A part of the setup process involves selecting an investment strategy for the contributions. The plan offers a range of portfolios to suit different risk tolerances and time horizons. These include age-based options, which automatically become more conservative as the beneficiary gets closer to college age, or various individual portfolios that maintain a static asset allocation.

Funding the account is a flexible process with no minimum contribution required to get started. Contributions can be made through electronic bank transfers, payroll deductions, or by check. While there are no annual contribution limits specified by the plan itself, federal gift tax rules apply. The total account balance for a single beneficiary is capped at $520,000; once this limit is reached, no further contributions are accepted, though the account can continue to accrue earnings.

The Enrollment Process

Once you have gathered the necessary personal information and decided on an investment strategy, the enrollment can be completed online through the official NYSaves.org website.
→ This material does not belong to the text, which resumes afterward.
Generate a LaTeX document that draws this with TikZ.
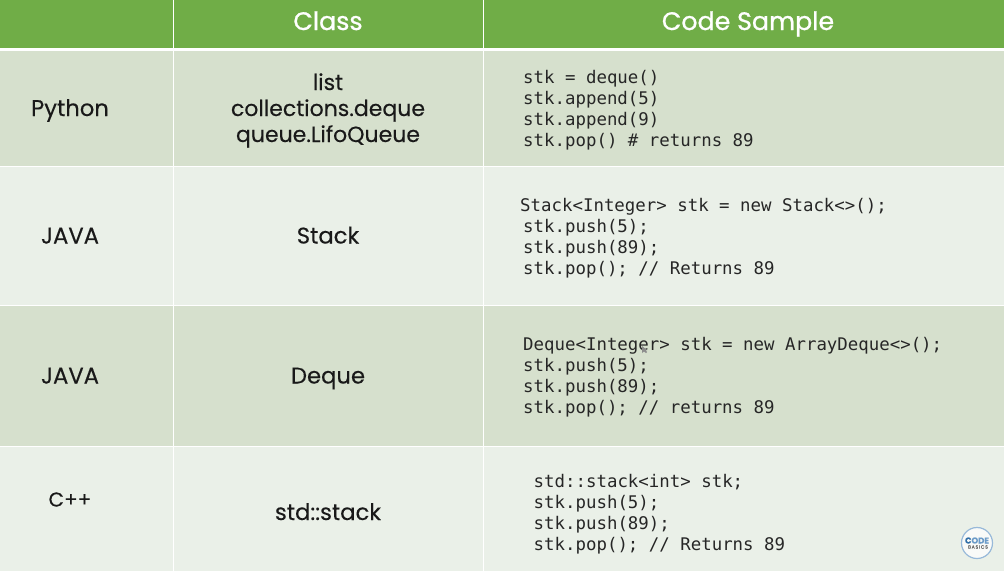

The online application will guide you through inputting your information as the account owner, including your name, address, date of birth, and Social Security Number. You will then enter the same personal details for the beneficiary you have designated.

After entering all personal data, you will select the investment portfolio or portfolios you chose. The final step in the online enrollment is to set up the initial contribution to activate the account, which can be done by providing your bank account information for an electronic funds transfer.

Using Your NYS 529 Funds

The funds saved in a New York 529 plan can be used for a wide array of educational expenses without incurring taxes. The primary use is for qualified higher education expenses at any eligible post-secondary institution, which includes most accredited colleges, universities, and vocational schools worldwide. Federal law has also expanded the definition of qualified expenses beyond traditional college costs.

Allowable expenses include:

  • Tuition and mandatory fees, room and board for students enrolled at least half-time, and required books, supplies, and equipment.
  • Up to $10,000 per beneficiary annually to pay for tuition at public, private, or religious elementary or secondary schools (K-12).
  • Expenses for fees, books, and supplies required for participation in a registered apprenticeship program.
  • A lifetime limit of $10,000 per individual to repay qualified student loans for either the beneficiary or their sibling.

Making a qualified withdrawal is a straightforward process managed through the online account portal. When you need to pay for an expense, you can log in and request a distribution. You have the option to have the payment sent directly to you, the beneficiary, or the educational institution.

Handling Non-Qualified Withdrawals

A non-qualified withdrawal occurs when you take money from the 529 account for any purpose other than the specified educational expenses. Using the funds for unapproved purchases triggers several distinct financial consequences that can diminish the value of the savings.

The earnings portion of any non-qualified distribution is subject to federal income tax at the recipient’s ordinary income tax rate. In addition to the income tax, these earnings will also be assessed a 10% federal tax penalty. For example, if you withdraw $10,000, of which $4,000 is earnings, that $4,000 will be taxed as income and will also incur a $400 federal penalty.

For New York taxpayers, there is an additional state-level consequence. Any contributions that were previously deducted on a New York State income tax return must be added back to your New York adjusted gross income in the year you take the non-qualified withdrawal. This “recapture” reverses the state tax benefit. Withdrawals for K-12 tuition, while qualified for federal purposes, are considered non-qualified for New York State tax purposes and will trigger this recapture. However, withdrawals used for qualified student loan repayments or eligible apprenticeship expenses are also qualified for New York State tax-free treatment.